Restate all of the data exactly.
+ + + + +
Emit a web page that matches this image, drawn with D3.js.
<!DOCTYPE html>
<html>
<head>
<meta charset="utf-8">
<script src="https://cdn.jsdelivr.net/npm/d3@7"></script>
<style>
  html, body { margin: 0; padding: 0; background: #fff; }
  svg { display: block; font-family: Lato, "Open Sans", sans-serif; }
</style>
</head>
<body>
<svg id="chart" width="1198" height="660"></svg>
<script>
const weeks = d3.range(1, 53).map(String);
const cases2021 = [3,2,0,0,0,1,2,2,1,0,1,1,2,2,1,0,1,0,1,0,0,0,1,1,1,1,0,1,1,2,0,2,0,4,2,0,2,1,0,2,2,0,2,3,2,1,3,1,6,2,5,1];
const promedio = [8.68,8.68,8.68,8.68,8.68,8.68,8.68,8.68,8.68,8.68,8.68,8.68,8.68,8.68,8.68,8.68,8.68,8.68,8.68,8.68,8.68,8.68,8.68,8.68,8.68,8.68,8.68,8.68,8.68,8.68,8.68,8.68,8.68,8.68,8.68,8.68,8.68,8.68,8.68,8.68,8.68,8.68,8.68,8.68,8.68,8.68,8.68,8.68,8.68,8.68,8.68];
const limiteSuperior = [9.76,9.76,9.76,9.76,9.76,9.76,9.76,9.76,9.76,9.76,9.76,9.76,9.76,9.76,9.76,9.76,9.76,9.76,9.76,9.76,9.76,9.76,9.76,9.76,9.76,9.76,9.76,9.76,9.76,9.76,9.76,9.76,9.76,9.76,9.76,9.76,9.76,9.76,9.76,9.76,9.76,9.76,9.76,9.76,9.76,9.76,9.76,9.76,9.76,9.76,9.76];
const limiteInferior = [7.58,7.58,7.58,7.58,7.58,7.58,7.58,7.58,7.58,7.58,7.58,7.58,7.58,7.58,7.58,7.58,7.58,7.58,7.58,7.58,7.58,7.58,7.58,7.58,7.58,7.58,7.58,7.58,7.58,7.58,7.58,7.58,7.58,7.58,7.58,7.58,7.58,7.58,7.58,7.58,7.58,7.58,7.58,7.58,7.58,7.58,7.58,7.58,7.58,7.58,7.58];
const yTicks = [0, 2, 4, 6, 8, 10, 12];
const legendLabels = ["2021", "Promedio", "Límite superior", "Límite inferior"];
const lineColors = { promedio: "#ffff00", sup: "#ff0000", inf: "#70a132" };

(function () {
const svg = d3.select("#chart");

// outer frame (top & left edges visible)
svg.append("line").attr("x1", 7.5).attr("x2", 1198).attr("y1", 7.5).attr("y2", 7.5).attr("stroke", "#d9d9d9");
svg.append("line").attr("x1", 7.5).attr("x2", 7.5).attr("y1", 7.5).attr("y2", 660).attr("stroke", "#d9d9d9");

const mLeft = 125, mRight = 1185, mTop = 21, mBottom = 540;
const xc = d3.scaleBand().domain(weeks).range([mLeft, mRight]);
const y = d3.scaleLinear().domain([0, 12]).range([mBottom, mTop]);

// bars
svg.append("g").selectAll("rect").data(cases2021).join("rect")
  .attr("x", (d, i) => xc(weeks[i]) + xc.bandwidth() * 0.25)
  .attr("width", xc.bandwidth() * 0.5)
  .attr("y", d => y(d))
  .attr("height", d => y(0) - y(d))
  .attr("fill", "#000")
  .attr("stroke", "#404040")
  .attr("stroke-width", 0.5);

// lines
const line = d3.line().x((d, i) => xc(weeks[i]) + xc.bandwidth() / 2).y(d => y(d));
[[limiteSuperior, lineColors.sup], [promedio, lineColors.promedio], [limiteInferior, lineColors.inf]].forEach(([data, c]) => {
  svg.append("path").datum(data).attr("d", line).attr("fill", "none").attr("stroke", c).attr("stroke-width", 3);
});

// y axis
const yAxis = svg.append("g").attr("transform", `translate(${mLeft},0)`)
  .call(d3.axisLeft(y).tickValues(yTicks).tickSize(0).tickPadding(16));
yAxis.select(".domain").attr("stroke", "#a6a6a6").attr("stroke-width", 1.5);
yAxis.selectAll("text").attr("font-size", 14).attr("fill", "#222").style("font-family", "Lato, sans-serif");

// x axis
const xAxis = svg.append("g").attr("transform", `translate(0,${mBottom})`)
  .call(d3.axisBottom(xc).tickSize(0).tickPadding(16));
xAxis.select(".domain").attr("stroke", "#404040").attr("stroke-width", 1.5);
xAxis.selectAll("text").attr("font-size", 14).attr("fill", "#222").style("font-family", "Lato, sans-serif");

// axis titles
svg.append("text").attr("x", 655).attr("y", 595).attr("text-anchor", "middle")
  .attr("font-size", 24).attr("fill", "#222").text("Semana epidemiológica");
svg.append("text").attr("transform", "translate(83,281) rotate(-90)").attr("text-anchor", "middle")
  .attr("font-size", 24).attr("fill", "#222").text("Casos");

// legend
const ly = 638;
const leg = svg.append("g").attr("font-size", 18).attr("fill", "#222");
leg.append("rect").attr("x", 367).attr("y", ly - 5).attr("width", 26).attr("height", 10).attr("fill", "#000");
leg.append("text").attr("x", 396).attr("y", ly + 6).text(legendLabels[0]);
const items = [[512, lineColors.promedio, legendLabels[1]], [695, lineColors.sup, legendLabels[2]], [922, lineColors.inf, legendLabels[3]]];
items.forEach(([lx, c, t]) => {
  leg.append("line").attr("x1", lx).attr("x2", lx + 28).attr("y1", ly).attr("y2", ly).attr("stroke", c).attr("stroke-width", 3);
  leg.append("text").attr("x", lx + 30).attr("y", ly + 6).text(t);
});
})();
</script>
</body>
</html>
+ + + + +
# [Task result]
Emit a web page that matches this image, drawn with D3.js.
<!DOCTYPE html>
<html>
<head>
<meta charset="utf-8">
<script src="https://cdn.jsdelivr.net/npm/d3@7"></script>
<style>
  html, body { margin: 0; padding: 0; background: #fff; }
  svg { display: block; font-family: Lato, "Open Sans", sans-serif; }
</style>
</head>
<body>
<svg id="chart" width="1198" height="660"></svg>
<script>
const weeks = d3.range(1, 53).map(String);
const cases2021 = [3,2,0,0,0,1,2,2,1,0,1,1,2,2,1,0,1,0,1,0,0,0,1,1,1,1,0,1,1,2,0,2,0,4,2,0,2,1,0,2,2,0,2,3,2,1,3,1,6,2,5,1];
const promedio = [8.68,8.68,8.68,8.68,8.68,8.68,8.68,8.68,8.68,8.68,8.68,8.68,8.68,8.68,8.68,8.68,8.68,8.68,8.68,8.68,8.68,8.68,8.68,8.68,8.68,8.68,8.68,8.68,8.68,8.68,8.68,8.68,8.68,8.68,8.68,8.68,8.68,8.68,8.68,8.68,8.68,8.68,8.68,8.68,8.68,8.68,8.68,8.68,8.68,8.68,8.68];
const limiteSuperior = [9.76,9.76,9.76,9.76,9.76,9.76,9.76,9.76,9.76,9.76,9.76,9.76,9.76,9.76,9.76,9.76,9.76,9.76,9.76,9.76,9.76,9.76,9.76,9.76,9.76,9.76,9.76,9.76,9.76,9.76,9.76,9.76,9.76,9.76,9.76,9.76,9.76,9.76,9.76,9.76,9.76,9.76,9.76,9.76,9.76,9.76,9.76,9.76,9.76,9.76,9.76];
const limiteInferior = [7.58,7.58,7.58,7.58,7.58,7.58,7.58,7.58,7.58,7.58,7.58,7.58,7.58,7.58,7.58,7.58,7.58,7.58,7.58,7.58,7.58,7.58,7.58,7.58,7.58,7.58,7.58,7.58,7.58,7.58,7.58,7.58,7.58,7.58,7.58,7.58,7.58,7.58,7.58,7.58,7.58,7.58,7.58,7.58,7.58,7.58,7.58,7.58,7.58,7.58,7.58];
const yTicks = [0, 2, 4, 6, 8, 10, 12];
const legendLabels = ["2021", "Promedio", "Límite superior", "Límite inferior"];
const lineColors = { promedio: "#ffff00", sup: "#ff0000", inf: "#70a132" };

(function () {
const svg = d3.select("#chart");

// outer frame (top & left edges visible)
svg.append("line").attr("x1", 7.5).attr("x2", 1198).attr("y1", 7.5).attr("y2", 7.5).attr("stroke", "#d9d9d9");
svg.append("line").attr("x1", 7.5).attr("x2", 7.5).attr("y1", 7.5).attr("y2", 660).attr("stroke", "#d9d9d9");

const mLeft = 125, mRight = 1185, mTop = 21, mBottom = 540;
const xc = d3.scaleBand().domain(weeks).range([mLeft, mRight]);
const y = d3.scaleLinear().domain([0, 12]).range([mBottom, mTop]);

// bars
svg.append("g").selectAll("rect").data(cases2021).join("rect")
  .attr("x", (d, i) => xc(weeks[i]) + xc.bandwidth() * 0.25)
  .attr("width", xc.bandwidth() * 0.5)
  .attr("y", d => y(d))
  .attr("height", d => y(0) - y(d))
  .attr("fill", "#000")
  .attr("stroke", "#404040")
  .attr("stroke-width", 0.5);

// lines
const line = d3.line().x((d, i) => xc(weeks[i]) + xc.bandwidth() / 2).y(d => y(d));
[[limiteSuperior, lineColors.sup], [promedio, lineColors.promedio], [limiteInferior, lineColors.inf]].forEach(([data, c]) => {
  svg.append("path").datum(data).attr("d", line).attr("fill", "none").attr("stroke", c).attr("stroke-width", 3);
});

// y axis
const yAxis = svg.append("g").attr("transform", `translate(${mLeft},0)`)
  .call(d3.axisLeft(y).tickValues(yTicks).tickSize(0).tickPadding(16));
yAxis.select(".domain").attr("stroke", "#a6a6a6").attr("stroke-width", 1.5);
yAxis.selectAll("text").attr("font-size", 14).attr("fill", "#222").style("font-family", "Lato, sans-serif");

// x axis
const xAxis = svg.append("g").attr("transform", `translate(0,${mBottom})`)
  .call(d3.axisBottom(xc).tickSize(0).tickPadding(16));
xAxis.select(".domain").attr("stroke", "#404040").attr("stroke-width", 1.5);
xAxis.selectAll("text").attr("font-size", 14).attr("fill", "#222").style("font-family", "Lato, sans-serif");

// axis titles
svg.append("text").attr("x", 655).attr("y", 595).attr("text-anchor", "middle")
  .attr("font-size", 24).attr("fill", "#222").text("Semana epidemiológica");
svg.append("text").attr("transform", "translate(83,281) rotate(-90)").attr("text-anchor", "middle")
  .attr("font-size", 24).attr("fill", "#222").text("Casos");

// legend
const ly = 638;
const leg = svg.append("g").attr("font-size", 18).attr("fill", "#222");
leg.append("rect").attr("x", 367).attr("y", ly - 5).attr("width", 26).attr("height", 10).attr("fill", "#000");
leg.append("text").attr("x", 396).attr("y", ly + 6).text(legendLabels[0]);
const items = [[512, lineColors.promedio, legendLabels[1]], [695, lineColors.sup, legendLabels[2]], [922, lineColors.inf, legendLabels[3]]];
items.forEach(([lx, c, t]) => {
  leg.append("line").attr("x1", lx).attr("x2", lx + 28).attr("y1", ly).attr("y2", ly).attr("stroke", c).attr("stroke-width", 3);
  leg.append("text").attr("x", lx + 30).attr("y", ly + 6).text(t);
});
})();
</script>
</body>
</html>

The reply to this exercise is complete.